1. Leibniz-Zentrum Moderner Orient
  2. Research
  3. Cross-Cutting, Exploratory and Supplementary Research

Cross-Cutting, Exploratory and Supplementary Research

Third Party Funded Projects:

Timely Histories: A Social History of Time in South Asia

TIMEHIST aims to write the history of time and temporal cultures in South Asia between the 1500s and the 1950s on a practice- and process-based approach to historical pasts. Covering this broad timespan under five modular units, the objective is to investigate and write the graded pasts of shifts and transformations that occurred within the temporal cultures of South Asia. In doing so, it departs from the usual approaches that focus either on the device (clock) or modern nation-state institutions such as army, school, factory, and office. Instead, while going beyond device-centrism, it puts ‘othered’ spaces of temporal practices such as field, farm, jungle, and river in the centre of the time’s history.

This five-year research project, headed by Dr. Nitin Sinha, started in January 2021. The project has received funding from the European Union’s Horizon 2020 research and innovation programme (ERC Consolidator Grant) under grant agreement No 866421.

Historicity of Democracy in the Arab and Muslim Worlds (HISDEMAB)

This international and collaborative project seeks to establish an innovative research network that connects three institutes of the Leibniz Association (ZMO, IEG, ZZF) with two research institutions in the Arab world (Institut français du Proche-Orient (IFPO) in Amman, Jordan and Manouba University in Tunis, Tunisia), while also including guest researchers from the wider Arab and Muslim worlds. The project explores democracy and debates about democracy in the region from a historical perspective.

 

De:link // Re:link - Local perspectives on transregional (dis-)entanglements

The network project De:link//Re:link investigates new spatial configurations and local perspectives on transregional infrastructure projects such as the Belt and Road Initiative initiated by China in 2013. link indicates the network's focus on local insights and new knowledges.

The overarching goal of cooperation among the four partners in the consortium (ZMO, HU Berlin, ZOiS, BICC) is to strengthen a pluri-directional exchange of knowledge and shared knowledge production between and of scholars and other academic actors in Germany and the core regions of research (Africa, Asia, Europe, Eurasia, Afrasia).

 

Modern India in German Archives, 1706–1989 (MIDA)

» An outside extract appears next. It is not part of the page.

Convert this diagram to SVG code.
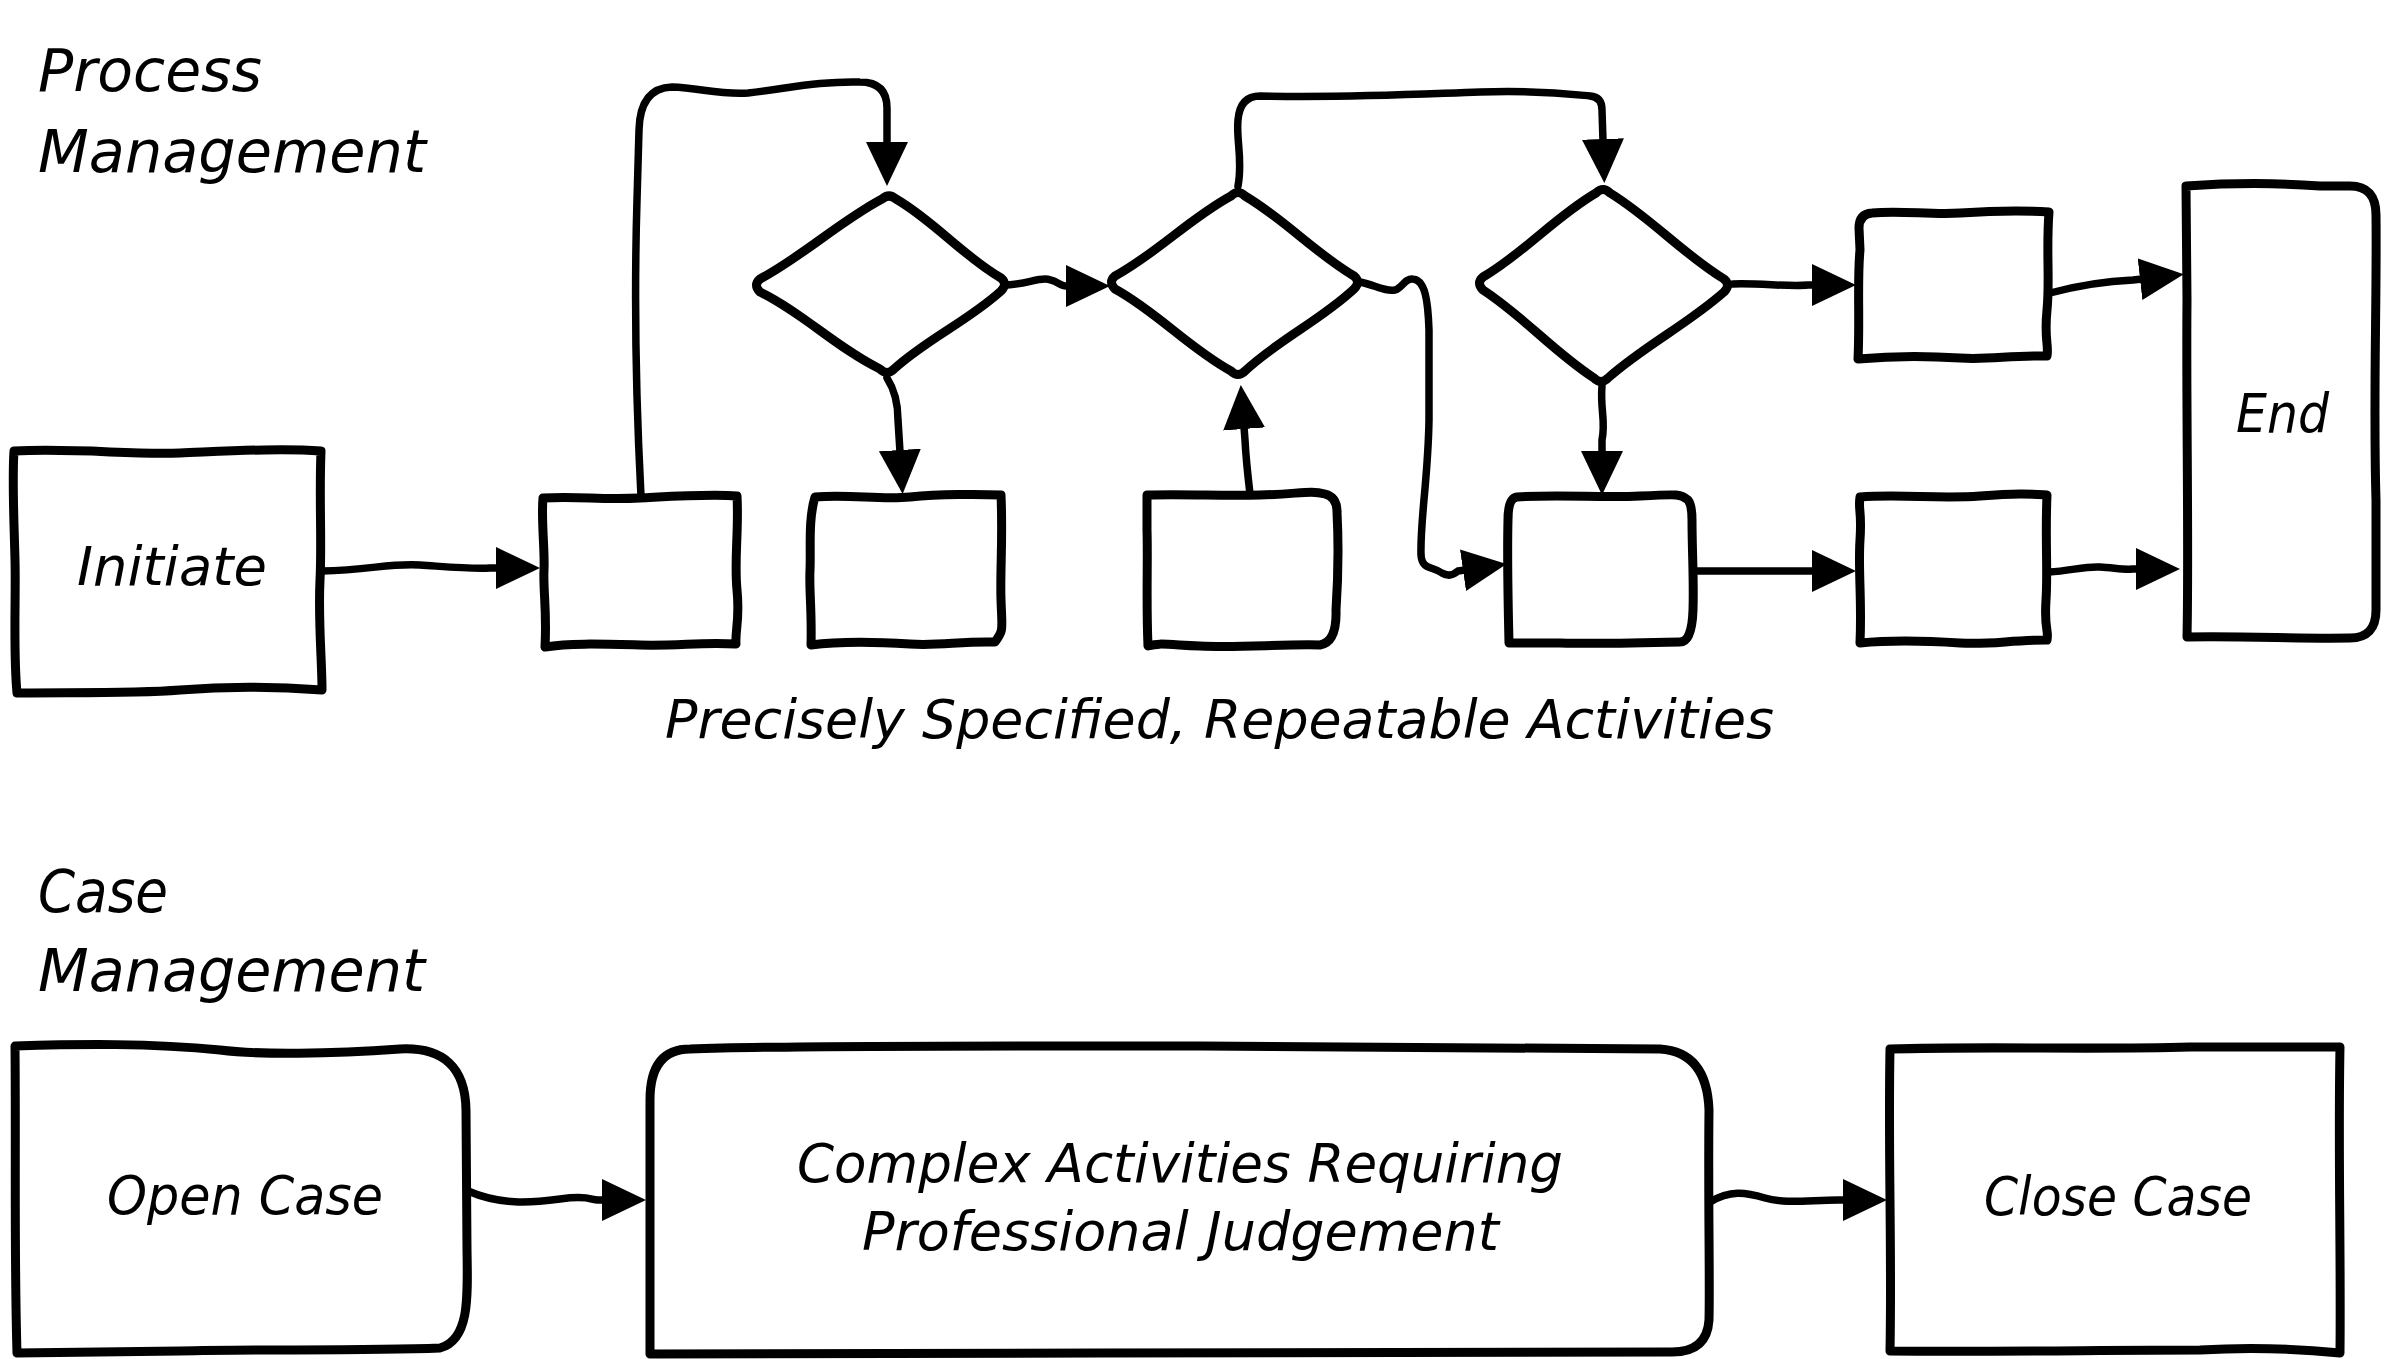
<svg xmlns="http://www.w3.org/2000/svg" width="2384" height="1359" viewBox="0 0 2384 1359">
<style>
.box{fill:#fff;stroke:#000;stroke-width:9;stroke-linejoin:round;stroke-linecap:round}
.con{fill:none;stroke:#000;stroke-width:7.5;stroke-linejoin:round;stroke-linecap:round}
.t{font-family:"DejaVu Sans","Liberation Sans",sans-serif;font-style:italic;fill:#000}
.title{font-size:59px}
.lbl{font-size:54px}
</style>
<defs>
<marker id="ah" markerUnits="userSpaceOnUse" markerWidth="46" markerHeight="44" refX="2" refY="21" orient="auto" viewBox="0 0 46 44">
<path d="M0,0 L44,21 L0,42 Z" fill="#000"/>
</marker>
</defs>
<rect width="2384" height="1359" fill="#fff"/>

<g id="titles">
<text class="t title" x="38" y="91" textLength="224" lengthAdjust="spacingAndGlyphs">Process</text>
<text class="t title" x="38" y="172" textLength="388" lengthAdjust="spacingAndGlyphs">Management</text>
<text class="t title" x="38" y="912" textLength="130" lengthAdjust="spacingAndGlyphs">Case</text>
<text class="t title" x="38" y="991" textLength="387" lengthAdjust="spacingAndGlyphs">Management</text>
<text class="t lbl" x="665" y="738" textLength="1109" lengthAdjust="spacingAndGlyphs">Precisely Specified, Repeatable Activities</text>
</g>

<g id="connectors">
<path class="con" marker-end="url(#ah)" d="M322,571 C370,570 390,563 420,565 S470,569 490,568 L498,568"/>
<path class="con" marker-end="url(#ah)" d="M641,496 C636,400 634,300 637,200 L639,130 Q640,88 672,87 C700,88 720,95 748,93 C790,88 820,81 860,82 Q887,82 887,108 L887,144"/>
<path class="con" marker-end="url(#ah)" d="M887,378 Q898,395 898,420 L900,452"/>
<path class="con" marker-end="url(#ah)" d="M1007,285 C1025,284 1035,279 1045,279 S1060,286 1066,286 L1068,286"/>
<path class="con" marker-end="url(#ah)" d="M1250,494 Q1246,460 1245,440 L1244,427"/>
<path class="con" marker-end="url(#ah)" d="M1238,186 C1243,160 1236,140 1238,120 Q1240,96 1260,96 C1350,98 1420,94 1480,92 S1570,94 1590,96 Q1602,97 1602,110 L1603,141"/>
<path class="con" marker-end="url(#ah)" d="M1360,282 C1375,285 1385,292 1395,290 C1402,288 1405,278 1413,279 C1425,280 1428,300 1429,330 L1429,420 C1428,480 1420,520 1421,555 C1422,570 1432,566 1442,573 Q1450,578 1458,571 L1465,570"/>
<path class="con" marker-end="url(#ah)" d="M1602,386 C1600,410 1606,420 1602,440 L1602,453"/>
<path class="con" marker-end="url(#ah)" d="M1733,284 C1760,283 1790,287 1808,285 L1814,285"/>
<path class="con" marker-end="url(#ah)" d="M2050,293 C2080,285 2110,281 2133,280 L2142,279"/>
<path class="con" marker-end="url(#ah)" d="M1696,571 L1814,571"/>
<path class="con" marker-end="url(#ah)" d="M2049,572 C2070,571 2085,566 2100,567 S2125,570 2132,569 L2138,569"/>
<path class="con" marker-end="url(#ah)" d="M468,1191 C500,1205 530,1203 560,1199 S590,1200 598,1200 L604,1200"/>
<path class="con" marker-end="url(#ah)" d="M1710,1202 C1730,1190 1745,1192 1765,1198 S1810,1200 1838,1200 L1845,1200"/>
</g>

<g id="initiate">
<path class="box" d="M14,451 C80,448 130,455 180,453 S280,448 321,451 C319,500 322,540 320,580 S322,660 322,690 C280,687 230,686 180,690 S60,692 17,693 C13,650 16,600 15,560 S12,480 14,451 Z"/>
<text class="t lbl" x="77" y="585" textLength="190" lengthAdjust="spacingAndGlyphs">Initiate</text>
</g>
<g id="task-a"><path class="box" d="M543,498 C580,496 600,500 640,498 S710,494 737,496 C739,530 734,560 737,590 S735,630 736,644 C700,642 680,646 640,645 S570,643 545,647 C547,610 543,590 544,570 S541,520 543,498 Z"/></g>
<g id="task-b"><path class="box" d="M815,497 C850,494 880,500 910,497 S980,494 1001,495 C1003,540 1000,570 1001,600 S1004,630 995,642 C960,641 940,646 910,644 S840,641 811,645 C812,610 809,590 810,570 S808,520 815,497 Z"/></g>
<g id="task-c"><path class="box" d="M1147,495 C1190,494 1220,496 1260,495 S1310,490 1325,494 Q1337,497 1337,512 C1339,550 1338,580 1336,610 Q1337,642 1320,645 C1280,644 1240,648 1200,646 S1160,643 1148,646 C1146,600 1148,560 1147,530 Z"/></g>
<g id="task-d"><path class="box" d="M1517,497 C1560,494 1600,498 1640,496 S1680,494 1688,500 Q1692,505 1692,520 C1692,550 1694,580 1693,610 Q1692,642 1680,642 C1640,643 1600,644 1560,643 L1509,643 C1508,600 1507,560 1508,520 Q1508,498 1517,497 Z"/></g>
<g id="task-e"><path class="box" d="M1860,497 C1900,494 1940,499 1980,496 S2030,494 2047,495 C2045,540 2048,570 2046,600 S2049,630 2047,640 C2010,640 1990,645 1960,643 S1890,640 1860,643 C1862,600 1858,570 1860,540 S1858,510 1860,497 Z"/></g>
<g id="task-f"><path class="box" d="M1872,213 C1900,210 1930,215 1960,213 S2020,210 2049,212 C2046,250 2050,280 2047,310 S2049,345 2047,356 C2010,355 1990,360 1960,358 S1890,356 1858,359 C1860,320 1857,280 1860,250 L1859,228 Q1859,214 1872,213 Z"/></g>
<g id="end">
<path class="box" d="M2186,186 C2230,183 2280,183 2320,186 L2350,186 Q2376,186 2376,215 C2377,300 2373,400 2376,500 L2376,610 Q2376,638 2350,638 C2300,639 2250,636 2187,637 C2189,550 2186,400 2187,300 Z"/>
<text class="t lbl" x="2236" y="432" textLength="93" lengthAdjust="spacingAndGlyphs">End</text>
</g>

<g id="decision-1"><path class="box" d="M760,279 C803,256 839,222 882,199 Q889,193 896,199 C934,221 963,256 1001,278 Q1008,284 1001,291 C968,321 927,339 894,369 Q887,376 880,369 C837,348 803,313 760,292 Q753,285 760,279 Z"/></g>
<g id="decision-2"><path class="box" d="M1115,276 C1157,253 1189,219 1231,196 Q1238,189 1245,196 C1284,219 1315,253 1354,276 Q1361,282 1354,289 C1321,320 1278,340 1245,371 Q1238,378 1231,371 C1189,348 1157,312 1115,289 Q1108,282 1115,276 Z"/></g>
<g id="decision-3"><path class="box" d="M1483,277 C1524,253 1555,217 1596,193 Q1603,186 1610,193 C1651,218 1683,254 1724,279 Q1731,285 1724,292 C1688,324 1644,346 1608,378 Q1601,385 1594,378 C1554,352 1523,316 1483,290 Q1476,283 1483,277 Z"/></g>

<g id="open-case">
<path class="box" d="M15,1046 C80,1044 150,1043 220,1050 C260,1055 330,1054 400,1049 Q465,1046 466,1110 L467,1250 C468,1300 469,1340 440,1348 C360,1351 260,1349 180,1351 L17,1353 C14,1250 16,1150 15,1046 Z"/>
<text class="t lbl" x="107" y="1214" textLength="276" lengthAdjust="spacingAndGlyphs">Open Case</text>
</g>
<g id="complex">
<path class="box" d="M690,1049 C800,1045 1000,1046 1200,1046 C1400,1047 1550,1047 1660,1049 Q1707,1052 1709,1110 C1708,1200 1710,1280 1709,1320 Q1707,1353 1670,1352 C1500,1352 1300,1351 1100,1353 C900,1354 750,1353 650,1354 L650,1100 Q650,1049 690,1049 Z"/>
<text class="t lbl" x="797" y="1182" textLength="766" lengthAdjust="spacingAndGlyphs">Complex Activities Requiring</text>
<text class="t lbl" x="862" y="1250" textLength="637" lengthAdjust="spacingAndGlyphs">Professional Judgement</text>
</g>
<g id="close-case">
<path class="box" d="M1890,1049 C1990,1046 2090,1050 2190,1047 L2340,1047 C2338,1150 2341,1250 2340,1353 C2300,1349 2250,1347 2200,1350 C2100,1350 2000,1352 1890,1351 C1892,1250 1888,1150 1890,1049 Z"/>
<text class="t lbl" x="1984" y="1215" textLength="268" lengthAdjust="spacingAndGlyphs">Close Case</text>
</g>
</svg>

The richness and the potential of the holdings of German archives on modern Indian history has been appreciated insufficiently so far. To the international community of historians of India, these resources can open up new research perspectives that have remained obstructed by an excessive fixation on British colonial archives. At the same time, innovative research questions can be generated for purposes of transnational historical comparison and for the historical analysis of "globalization" processes through an exploration of the modern history of German-Indian entanglements. Moreover, the resulting twofold widening of research perspectives creates new chances for a more intensive communication and cooperation between Indian and German traditions of historical inquiry - traditions that have taken cognizance of each other, so far, only to a very limited extent. Through the following initiatives the long-term project "Modern India in German Archives" aims to produce the necessary conditions for this substantial endeavour.

 

Research group "Learning Intelligence: The Exchange of Secret Service Knowledge between Germany and the Arab Middle East”

This research goup, headed by Dr. Sophia Hoffmann, analyses the exchange of secret service knowledge between German and Arab intelligence agencies between 1960 and 2010. The project is funded by a Freigeist Fellowship Grant from the Volkswagen Foundation.

 

Working Group: Thinkers and Theorizing from the South

The working group ‘Thinkers and theorizing from the South’ was initiated in late 2018, in order to cultivate conversations and discussions on thinkers and regional intellectual histories, and more widely on ways of thinking and theorizing the world from the perspective of ZMO’s regions of research (as part of the wider so-called ‘Global South’). Related themes are covered and discussed among ZMO colleagues, together with further Berlin-based researchers at Free University Berlin and Humboldt University of Berlin. In monthly meetings, we engage in interdisciplinary and inter-regional conversations, with a sense for the diverse (trans)regional intellectual traditions and languages, with an interest in the respective relevant key concepts, debates, genres, and arguments – all this also particularly with a view to current decolonial challenges, and to the need to redress the dominance of Eurocentrism in scholarship.